We bottled our first wine two nights ago. We made it from a kit---a cabernet/merlot blend. We got 28.5 bottles for our trouble, and drank the half bottle with dinner (homemade chinese food, with homegrown veggies!). It was quite drinkable, if a little 'raw' still. It has a grape juice tang to it still that will probably go away as it ages in the bottles. It took surprisingly little time, and was disappointingly easy. We pretty much just opened packets and stirred them together, waited a few days, stirred in more packets, waited a little longer, and bottled it up. Easy-peasy. It will be 'ready' in early November. Just in time to test it out before T-day.
This is the cheapest (not poisonously bad!) wine we've ever had. The kit was about $40, and we invested in a corker/capper at about $50. We already had all the other stuff from brewing beer. So that's... er... my poor sabbatical head... about $3/bottle.

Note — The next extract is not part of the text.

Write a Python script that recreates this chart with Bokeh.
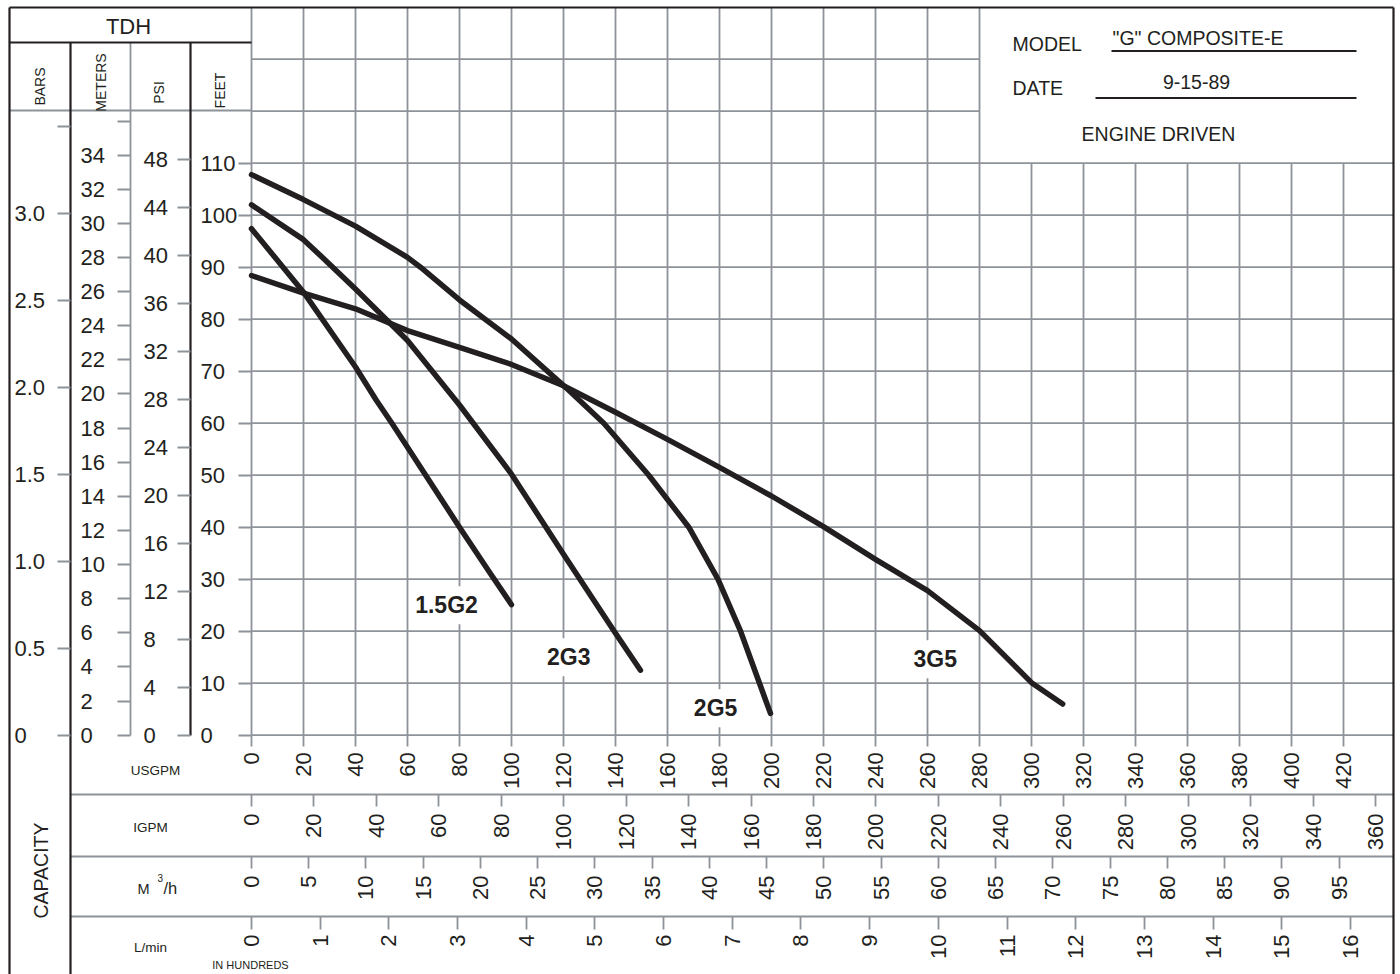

We've inquired about the next step in wine-making, having moved from beer kits to malt kits to all-grain. Our guru tells us that the next step is to start with your own grapes. J asked if we could use concord grapes, and the guru tells us that those make the classic Italian table wine. We have a bumper crop of those on the way! I guess we need more bottles to re-use...
How is this 'enviro'? Well, mostly we save on the shipping water all over the place. Instead of shipping 28 bottles and their contents from wherever to here, and then throwing the empties away, the company shipped us about 40 pounds of grape juice. We re-used a lot of bottles (thanks A&K!), and so on. Of course, growing our own will be an even bigger enviro-benefit. We're on it!